* _Short task_
Leave out any picture and return the remaining listing below exactly as given.
═══ Data shown ═══
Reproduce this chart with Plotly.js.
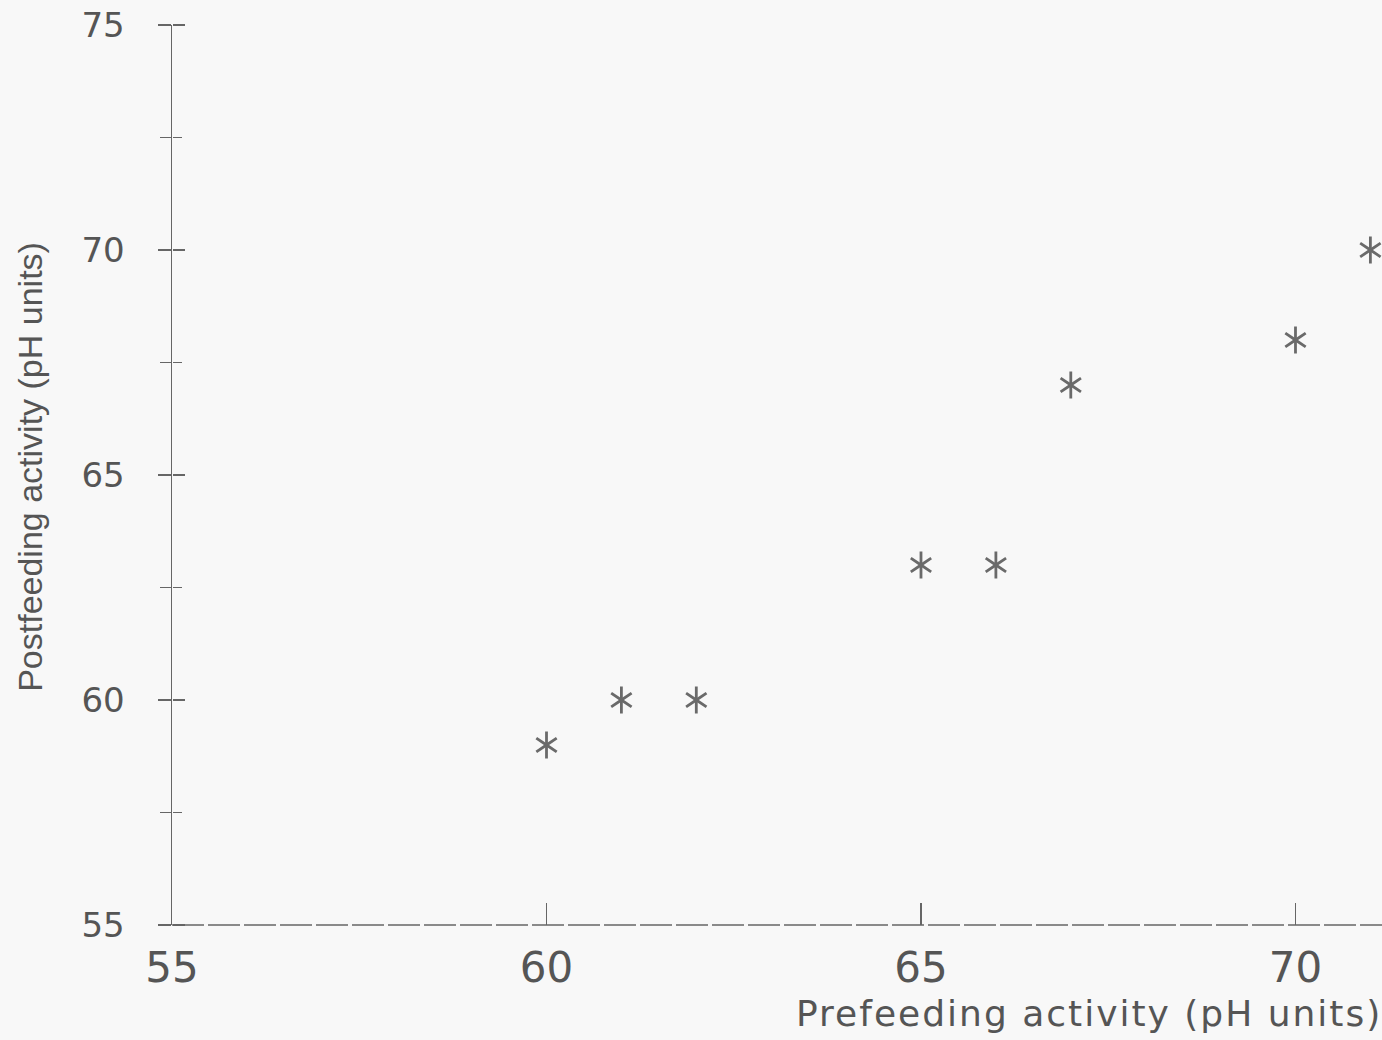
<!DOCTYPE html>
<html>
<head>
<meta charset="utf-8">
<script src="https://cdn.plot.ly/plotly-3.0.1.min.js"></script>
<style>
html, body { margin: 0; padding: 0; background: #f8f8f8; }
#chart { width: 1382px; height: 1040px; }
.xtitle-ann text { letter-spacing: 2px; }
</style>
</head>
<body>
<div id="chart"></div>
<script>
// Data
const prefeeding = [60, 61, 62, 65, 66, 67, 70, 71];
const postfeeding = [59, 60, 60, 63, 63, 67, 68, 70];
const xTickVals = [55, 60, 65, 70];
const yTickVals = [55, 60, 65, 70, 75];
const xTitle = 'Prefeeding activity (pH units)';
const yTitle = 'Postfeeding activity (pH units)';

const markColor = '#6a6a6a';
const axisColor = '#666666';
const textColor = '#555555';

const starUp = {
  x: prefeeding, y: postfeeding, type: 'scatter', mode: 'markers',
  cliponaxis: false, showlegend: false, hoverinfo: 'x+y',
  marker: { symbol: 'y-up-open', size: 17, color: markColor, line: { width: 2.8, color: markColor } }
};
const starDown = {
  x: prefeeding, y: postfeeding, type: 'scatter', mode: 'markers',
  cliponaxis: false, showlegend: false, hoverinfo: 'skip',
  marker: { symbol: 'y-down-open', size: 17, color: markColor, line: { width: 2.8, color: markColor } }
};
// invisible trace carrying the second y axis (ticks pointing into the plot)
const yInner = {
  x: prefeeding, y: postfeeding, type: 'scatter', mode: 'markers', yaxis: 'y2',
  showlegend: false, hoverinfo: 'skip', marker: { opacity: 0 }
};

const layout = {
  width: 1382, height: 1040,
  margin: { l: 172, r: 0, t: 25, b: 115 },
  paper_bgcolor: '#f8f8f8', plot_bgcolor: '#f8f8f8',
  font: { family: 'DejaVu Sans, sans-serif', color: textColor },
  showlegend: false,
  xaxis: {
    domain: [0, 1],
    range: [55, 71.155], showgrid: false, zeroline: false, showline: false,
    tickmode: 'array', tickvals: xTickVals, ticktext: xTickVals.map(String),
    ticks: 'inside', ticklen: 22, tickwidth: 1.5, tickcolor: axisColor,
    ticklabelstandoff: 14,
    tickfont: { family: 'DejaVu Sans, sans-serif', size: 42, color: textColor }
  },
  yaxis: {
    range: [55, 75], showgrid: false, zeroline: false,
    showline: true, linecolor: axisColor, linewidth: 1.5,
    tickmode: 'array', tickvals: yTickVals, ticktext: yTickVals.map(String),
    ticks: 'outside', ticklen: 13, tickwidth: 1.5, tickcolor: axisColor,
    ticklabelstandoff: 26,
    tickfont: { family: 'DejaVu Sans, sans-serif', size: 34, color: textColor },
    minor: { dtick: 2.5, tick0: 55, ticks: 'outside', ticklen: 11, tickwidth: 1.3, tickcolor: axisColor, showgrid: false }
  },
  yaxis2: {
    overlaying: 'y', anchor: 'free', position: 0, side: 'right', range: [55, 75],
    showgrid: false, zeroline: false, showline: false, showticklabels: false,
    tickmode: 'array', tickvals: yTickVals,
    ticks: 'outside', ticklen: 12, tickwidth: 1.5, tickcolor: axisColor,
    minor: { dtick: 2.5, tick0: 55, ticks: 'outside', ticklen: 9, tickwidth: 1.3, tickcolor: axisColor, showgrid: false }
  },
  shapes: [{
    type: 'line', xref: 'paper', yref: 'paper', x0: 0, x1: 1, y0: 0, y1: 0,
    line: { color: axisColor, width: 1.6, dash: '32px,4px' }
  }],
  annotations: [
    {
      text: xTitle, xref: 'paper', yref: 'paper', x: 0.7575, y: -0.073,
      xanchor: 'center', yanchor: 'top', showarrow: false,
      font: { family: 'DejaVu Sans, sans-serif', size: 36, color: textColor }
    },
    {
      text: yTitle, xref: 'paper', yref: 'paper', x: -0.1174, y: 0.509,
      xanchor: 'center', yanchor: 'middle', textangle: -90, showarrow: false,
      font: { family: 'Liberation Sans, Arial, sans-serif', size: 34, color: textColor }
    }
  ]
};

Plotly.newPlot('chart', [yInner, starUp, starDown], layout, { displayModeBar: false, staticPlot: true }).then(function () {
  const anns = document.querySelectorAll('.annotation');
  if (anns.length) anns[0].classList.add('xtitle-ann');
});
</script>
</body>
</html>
═══
* _Result of the task_
Reproduce this chart with Plotly.js.
<!DOCTYPE html>
<html>
<head>
<meta charset="utf-8">
<script src="https://cdn.plot.ly/plotly-3.0.1.min.js"></script>
<style>
html, body { margin: 0; padding: 0; background: #f8f8f8; }
#chart { width: 1382px; height: 1040px; }
.xtitle-ann text { letter-spacing: 2px; }
</style>
</head>
<body>
<div id="chart"></div>
<script>
// Data
const prefeeding = [60, 61, 62, 65, 66, 67, 70, 71];
const postfeeding = [59, 60, 60, 63, 63, 67, 68, 70];
const xTickVals = [55, 60, 65, 70];
const yTickVals = [55, 60, 65, 70, 75];
const xTitle = 'Prefeeding activity (pH units)';
const yTitle = 'Postfeeding activity (pH units)';

const markColor = '#6a6a6a';
const axisColor = '#666666';
const textColor = '#555555';

const starUp = {
  x: prefeeding, y: postfeeding, type: 'scatter', mode: 'markers',
  cliponaxis: false, showlegend: false, hoverinfo: 'x+y',
  marker: { symbol: 'y-up-open', size: 17, color: markColor, line: { width: 2.8, color: markColor } }
};
const starDown = {
  x: prefeeding, y: postfeeding, type: 'scatter', mode: 'markers',
  cliponaxis: false, showlegend: false, hoverinfo: 'skip',
  marker: { symbol: 'y-down-open', size: 17, color: markColor, line: { width: 2.8, color: markColor } }
};
// invisible trace carrying the second y axis (ticks pointing into the plot)
const yInner = {
  x: prefeeding, y: postfeeding, type: 'scatter', mode: 'markers', yaxis: 'y2',
  showlegend: false, hoverinfo: 'skip', marker: { opacity: 0 }
};

const layout = {
  width: 1382, height: 1040,
  margin: { l: 172, r: 0, t: 25, b: 115 },
  paper_bgcolor: '#f8f8f8', plot_bgcolor: '#f8f8f8',
  font: { family: 'DejaVu Sans, sans-serif', color: textColor },
  showlegend: false,
  xaxis: {
    domain: [0, 1],
    range: [55, 71.155], showgrid: false, zeroline: false, showline: false,
    tickmode: 'array', tickvals: xTickVals, ticktext: xTickVals.map(String),
    ticks: 'inside', ticklen: 22, tickwidth: 1.5, tickcolor: axisColor,
    ticklabelstandoff: 14,
    tickfont: { family: 'DejaVu Sans, sans-serif', size: 42, color: textColor }
  },
  yaxis: {
    range: [55, 75], showgrid: false, zeroline: false,
    showline: true, linecolor: axisColor, linewidth: 1.5,
    tickmode: 'array', tickvals: yTickVals, ticktext: yTickVals.map(String),
    ticks: 'outside', ticklen: 13, tickwidth: 1.5, tickcolor: axisColor,
    ticklabelstandoff: 26,
    tickfont: { family: 'DejaVu Sans, sans-serif', size: 34, color: textColor },
    minor: { dtick: 2.5, tick0: 55, ticks: 'outside', ticklen: 11, tickwidth: 1.3, tickcolor: axisColor, showgrid: false }
  },
  yaxis2: {
    overlaying: 'y', anchor: 'free', position: 0, side: 'right', range: [55, 75],
    showgrid: false, zeroline: false, showline: false, showticklabels: false,
    tickmode: 'array', tickvals: yTickVals,
    ticks: 'outside', ticklen: 12, tickwidth: 1.5, tickcolor: axisColor,
    minor: { dtick: 2.5, tick0: 55, ticks: 'outside', ticklen: 9, tickwidth: 1.3, tickcolor: axisColor, showgrid: false }
  },
  shapes: [{
    type: 'line', xref: 'paper', yref: 'paper', x0: 0, x1: 1, y0: 0, y1: 0,
    line: { color: axisColor, width: 1.6, dash: '32px,4px' }
  }],
  annotations: [
    {
      text: xTitle, xref: 'paper', yref: 'paper', x: 0.7575, y: -0.073,
      xanchor: 'center', yanchor: 'top', showarrow: false,
      font: { family: 'DejaVu Sans, sans-serif', size: 36, color: textColor }
    },
    {
      text: yTitle, xref: 'paper', yref: 'paper', x: -0.1174, y: 0.509,
      xanchor: 'center', yanchor: 'middle', textangle: -90, showarrow: false,
      font: { family: 'Liberation Sans, Arial, sans-serif', size: 34, color: textColor }
    }
  ]
};

Plotly.newPlot('chart', [yInner, starUp, starDown], layout, { displayModeBar: false, staticPlot: true }).then(function () {
  const anns = document.querySelectorAll('.annotation');
  if (anns.length) anns[0].classList.add('xtitle-ann');
});
</script>
</body>
</html>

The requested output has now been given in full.